Given task:
Extract only the first line of the listing and every line after it up to and including the one with "(0,0) rectangle (1037,-924);". Omit the pictures.

Material provided:
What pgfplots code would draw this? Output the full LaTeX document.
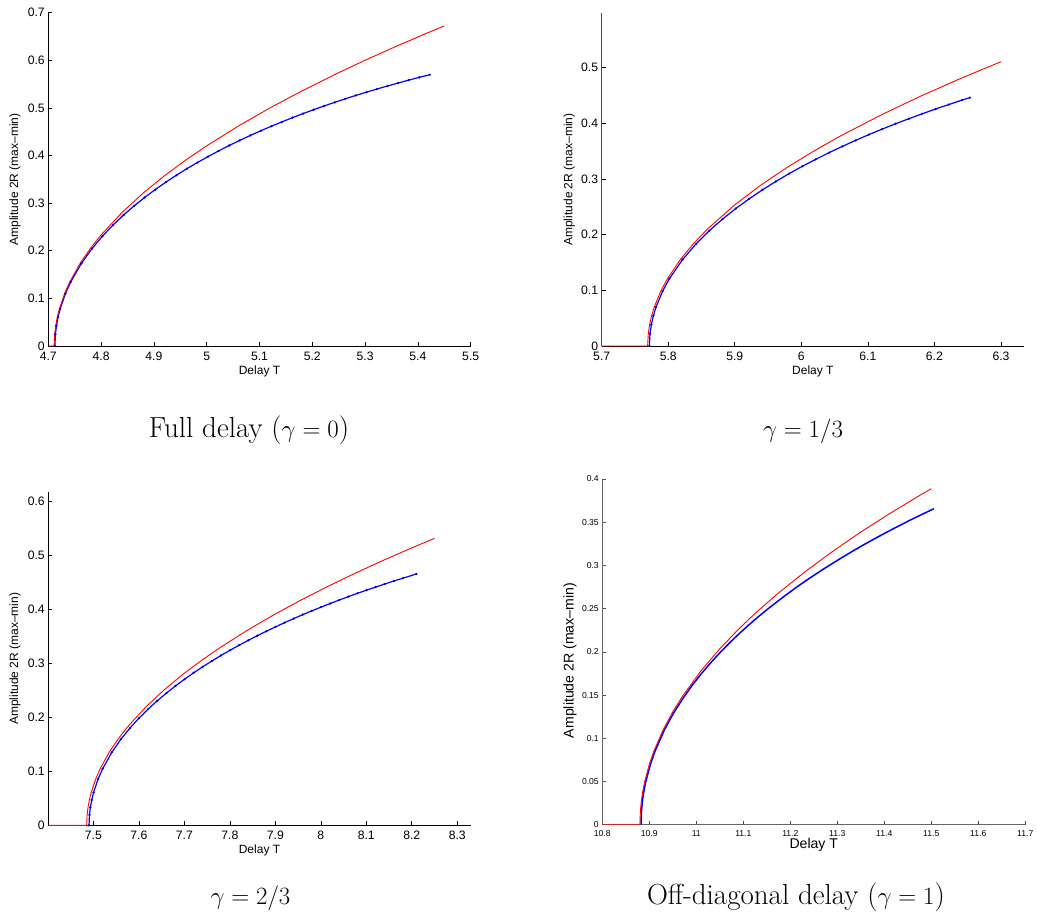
\documentclass[border=0pt]{standalone}
\usepackage{fontspec}
\usepackage{pgfplots}
\pgfplotsset{compat=1.18}
\newfontfamily\hel{Liberation Sans}

\pgfplotsset{
  panel/.style={
    scale only axis,
    axis x line*=bottom, axis y line*=left,
    tick align=inside, major tick length=4pt,
    /pgf/number format/assume math mode=true,
    tick label style={font=\hel\fontsize{12.2}{14}\selectfont, black},
    xticklabel style={yshift=-2.5pt},
    label style={font=\hel\fontsize{12}{14}\selectfont},
    axis line style={black, line width=0.8pt},
    every tick/.style={black, line width=0.6pt},
    xlabel={Delay T}, ylabel={Amplitude 2R (max–min)},
    ymin=0, clip=true,
  },
  redline/.style={draw={rgb,255:red,255;green,0;blue,0}, line width=0.9pt, mark=none},
  blueline/.style={draw={rgb,255:red,0;green,0;blue,255}, line width=1.2pt, mark=*, mark size=1.0pt,
     mark options={fill={rgb,255:red,0;green,0;blue,200}, draw={rgb,255:red,0;green,0;blue,200}, line width=0.3pt}},
}

\begin{document}
\begin{tikzpicture}[x=1pt,y=1pt]
\path[use as bounding box] (0,0) rectangle (1037,-924);

% ---------- Panel 1 ----------
\begin{axis}[panel, at={(48.3pt,-346pt)}, anchor=south west,
  width=422.4pt, height=333.3pt,
  xmin=4.7, xmax=5.5, ymax=0.7,
  xtick={4.7,4.8,4.9,5,5.1,5.2,5.3,5.4,5.5},
  ytick={0,0.1,0.2,0.3,0.4,0.5,0.6,0.7},
  ylabel style={at={(axis description cs:-0.0788,0.5)}, anchor=center},
  xlabel style={at={(axis description cs:0.5,-0.075)}, anchor=center}]
\addplot[blueline] coordinates {(4.7125,0)(4.7135,0.0247)(4.7155,0.0428)(4.7185,0.0605)(4.7225,0.0781)(4.7325,0.1102)(4.7425,0.1347)(4.7625,0.1732)(4.7825,0.2042)(4.8025,0.2306)(4.8225,0.2540)(4.8425,0.2750)(4.8625,0.2942)(4.8825,0.3120)(4.9025,0.3285)(4.9225,0.3440)(4.9425,0.3586)(4.9625,0.3724)(4.9825,0.3854)(5.0025,0.3978)(5.0225,0.4097)(5.0425,0.4210)(5.0625,0.4318)(5.0825,0.4422)(5.1025,0.4521)(5.1225,0.4616)(5.1425,0.4707)(5.1625,0.4796)(5.1825,0.4881)(5.2025,0.4963)(5.2225,0.5042)(5.2425,0.5118)(5.2625,0.5192)(5.2825,0.5263)(5.3025,0.5331)(5.3225,0.5397)(5.3425,0.5461)(5.3625,0.5523)(5.3825,0.5584)(5.4025,0.5642)(5.4225,0.5698)};
\addplot[redline] coordinates {(4.7,0)(4.711,0)(4.712,0.0247)(4.714,0.0429)(4.717,0.0606)(4.721,0.0782)(4.731,0.1106)(4.741,0.1354)(4.761,0.1749)(4.781,0.2069)(4.801,0.2346)(4.841,0.2820)(4.881,0.3224)(4.921,0.3584)(4.961,0.3910)(5.001,0.4211)(5.061,0.4626)(5.121,0.5007)(5.181,0.5361)(5.241,0.5693)(5.301,0.6007)(5.361,0.6304)(5.421,0.6589)(5.45,0.6723)};
\end{axis}

% ---------- Panel 2 ----------
\begin{axis}[panel, at={(601.7pt,-346pt)}, anchor=south west,
  width=422.3pt, height=332.7pt,
  xmin=5.7, xmax=6.3346, ymax=0.597,
  xtick={5.7,5.8,5.9,6,6.1,6.2,6.3},
  ytick={0,0.1,0.2,0.3,0.4,0.5},
  y axis line style={draw=black!70},
  ylabel style={at={(axis description cs:-0.0767,0.5)}, anchor=center},
  xlabel style={at={(axis description cs:0.5,-0.075)}, anchor=center}]
\addplot[blueline] coordinates {(5.7716,0)(5.7726,0.0221)(5.7746,0.0383)(5.7776,0.0542)(5.7816,0.0699)(5.7916,0.0986)(5.8016,0.1206)(5.8216,0.1552)(5.8416,0.1830)(5.8616,0.2068)(5.8816,0.2278)(5.9016,0.2468)(5.9216,0.2641)(5.9416,0.2802)(5.9616,0.2952)(5.9816,0.3093)(6.0016,0.3225)(6.0216,0.3350)(6.0416,0.3469)(6.0616,0.3582)(6.0816,0.3690)(6.1016,0.3794)(6.1216,0.3893)(6.1416,0.3988)(6.1616,0.4079)(6.1816,0.4167)(6.2016,0.4252)(6.2216,0.4333)(6.2416,0.4413)(6.2533,0.4457)};
\addplot[redline] coordinates {(5.7,0)(5.769,0)(5.770,0.0221)(5.772,0.0384)(5.775,0.0543)(5.779,0.0700)(5.789,0.0990)(5.799,0.1212)(5.819,0.1565)(5.839,0.1852)(5.859,0.2100)(5.899,0.2524)(5.939,0.2886)(5.979,0.3208)(6.019,0.3500)(6.059,0.3770)(6.119,0.4141)(6.179,0.4482)(6.239,0.4799)(6.300,0.5101)};
\end{axis}

% ---------- Panel 3 ----------
\begin{axis}[panel, at={(48.3pt,-825.3pt)}, anchor=south west,
  width=422.4pt, height=333pt,
  xmin=7.401, xmax=8.3295, ymax=0.616,
  xtick={7.5,7.6,7.7,7.8,7.9,8,8.1,8.2,8.3},
  ytick={0,0.1,0.2,0.3,0.4,0.5,0.6},
  ylabel style={at={(axis description cs:-0.0788,0.5)}, anchor=center},
  xlabel style={at={(axis description cs:0.5,-0.074)}, anchor=center}]
\addplot[blueline] coordinates {(7.4905,0)(7.4915,0.0192)(7.4935,0.0333)(7.4965,0.0470)(7.5005,0.0606)(7.5105,0.0856)(7.5205,0.1047)(7.5405,0.1348)(7.5605,0.1591)(7.5805,0.1799)(7.6005,0.1984)(7.6205,0.2150)(7.6405,0.2303)(7.6605,0.2445)(7.6805,0.2578)(7.7005,0.2703)(7.7205,0.2821)(7.7405,0.2933)(7.7605,0.3039)(7.7805,0.3141)(7.8005,0.3238)(7.8205,0.3332)(7.8405,0.3421)(7.8605,0.3508)(7.8805,0.3591)(7.9005,0.3671)(7.9205,0.3749)(7.9405,0.3824)(7.9605,0.3898)(7.9805,0.3968)(8.0005,0.4036)(8.0205,0.4102)(8.0405,0.4167)(8.0605,0.4230)(8.0805,0.4291)(8.1005,0.4350)(8.1205,0.4407)(8.1405,0.4464)(8.1605,0.4519)(8.1805,0.4572)(8.21,0.4648)};
\addplot[redline] coordinates {(7.401,0)(7.4853,0)(7.4863,0.0192)(7.4883,0.0333)(7.4913,0.0470)(7.4953,0.0607)(7.5053,0.0858)(7.5153,0.1051)(7.5353,0.1357)(7.5553,0.1606)(7.5753,0.1821)(7.6153,0.2189)(7.6553,0.2503)(7.6953,0.2782)(7.7353,0.3035)(7.7753,0.3269)(7.8353,0.3591)(7.8953,0.3887)(7.9553,0.4162)(8.0153,0.4419)(8.0753,0.4662)(8.1353,0.4894)(8.1953,0.5115)(8.25,0.5308)};
\end{axis}

% ---------- Panel 4 ----------
\begin{axis}[panel, at={(602.3pt,-824.7pt)}, anchor=south west,
  width=423pt, height=345.7pt,
  xmin=10.8, xmax=11.7, ymax=0.4,
  xtick={10.8,10.9,11,11.1,11.2,11.3,11.4,11.5,11.6,11.7},
  ytick={0,0.05,0.1,0.15,0.2,0.25,0.3,0.35,0.4},
  tick label style={font=\hel\fontsize{8.6}{10}\selectfont, black},
  xticklabel style={yshift=0pt},
  label style={font=\hel\fontsize{14.1}{16}\selectfont},
  axis line style={draw=black!60, line width=1pt},
  every tick/.style={black!70, line width=0.6pt},
  yticklabel style={/pgf/number format/fixed, /pgf/number format/precision=2},
  ylabel style={at={(axis description cs:-0.0764,0.475)}, anchor=center},
  xlabel style={at={(axis description cs:0.5,-0.059)}, anchor=center}]
\addplot[draw={rgb,255:red,0;green,0;blue,255}, line width=1.5pt, mark=none] coordinates {(10.8823,0)(10.8833,0.0156)(10.8853,0.0271)(10.8883,0.0382)(10.8923,0.0493)(10.9023,0.0697)(10.9123,0.0853)(10.9323,0.1099)(10.9523,0.1298)(10.9723,0.1468)(10.9923,0.1620)(11.0123,0.1758)(11.0323,0.1884)(11.0523,0.2001)(11.0723,0.2112)(11.0923,0.2216)(11.1123,0.2314)(11.1323,0.2408)(11.1523,0.2497)(11.1723,0.2582)(11.1923,0.2664)(11.2123,0.2744)(11.2323,0.2820)(11.2523,0.2893)(11.2723,0.2964)(11.2923,0.3032)(11.3123,0.3099)(11.3323,0.3164)(11.3523,0.3227)(11.3723,0.3288)(11.3923,0.3347)(11.4123,0.3405)(11.4323,0.3461)(11.4523,0.3517)(11.4723,0.3570)(11.4923,0.3622)(11.5057,0.3657)};
\addplot[redline] coordinates {(10.8,0)(10.880,0)(10.881,0.0156)(10.883,0.0271)(10.886,0.0383)(10.890,0.0494)(10.900,0.0698)(10.910,0.0855)(10.930,0.1104)(10.950,0.1307)(10.970,0.1481)(11.010,0.1781)(11.050,0.2036)(11.090,0.2263)(11.130,0.2469)(11.170,0.2659)(11.230,0.2921)(11.290,0.3162)(11.350,0.3386)(11.410,0.3595)(11.470,0.3793)(11.500,0.3888)};
\end{axis}

% ---------- Captions ----------
\node[anchor=base, font=\fontsize{29}{34}\selectfont] at (249,-437) {Full delay ($\gamma = 0$)};
\node[anchor=base, font=\fontsize{29}{34}\selectfont] at (803,-437.7) {$\gamma = 1/3$};
\node[anchor=base, font=\fontsize{29}{34}\selectfont] at (250.5,-904.3) {$\gamma = 2/3$};
\node[anchor=base, font=\fontsize{29}{34}\selectfont] at (796,-904) {Off-diagonal delay ($\gamma = 1$)};
\end{tikzpicture}
\end{document}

Solution:
What pgfplots code would draw this? Output the full LaTeX document.
\documentclass[border=0pt]{standalone}
\usepackage{fontspec}
\usepackage{pgfplots}
\pgfplotsset{compat=1.18}
\newfontfamily\hel{Liberation Sans}

\pgfplotsset{
  panel/.style={
    scale only axis,
    axis x line*=bottom, axis y line*=left,
    tick align=inside, major tick length=4pt,
    /pgf/number format/assume math mode=true,
    tick label style={font=\hel\fontsize{12.2}{14}\selectfont, black},
    xticklabel style={yshift=-2.5pt},
    label style={font=\hel\fontsize{12}{14}\selectfont},
    axis line style={black, line width=0.8pt},
    every tick/.style={black, line width=0.6pt},
    xlabel={Delay T}, ylabel={Amplitude 2R (max–min)},
    ymin=0, clip=true,
  },
  redline/.style={draw={rgb,255:red,255;green,0;blue,0}, line width=0.9pt, mark=none},
  blueline/.style={draw={rgb,255:red,0;green,0;blue,255}, line width=1.2pt, mark=*, mark size=1.0pt,
     mark options={fill={rgb,255:red,0;green,0;blue,200}, draw={rgb,255:red,0;green,0;blue,200}, line width=0.3pt}},
}

\begin{document}
\begin{tikzpicture}[x=1pt,y=1pt]
\path[use as bounding box] (0,0) rectangle (1037,-924);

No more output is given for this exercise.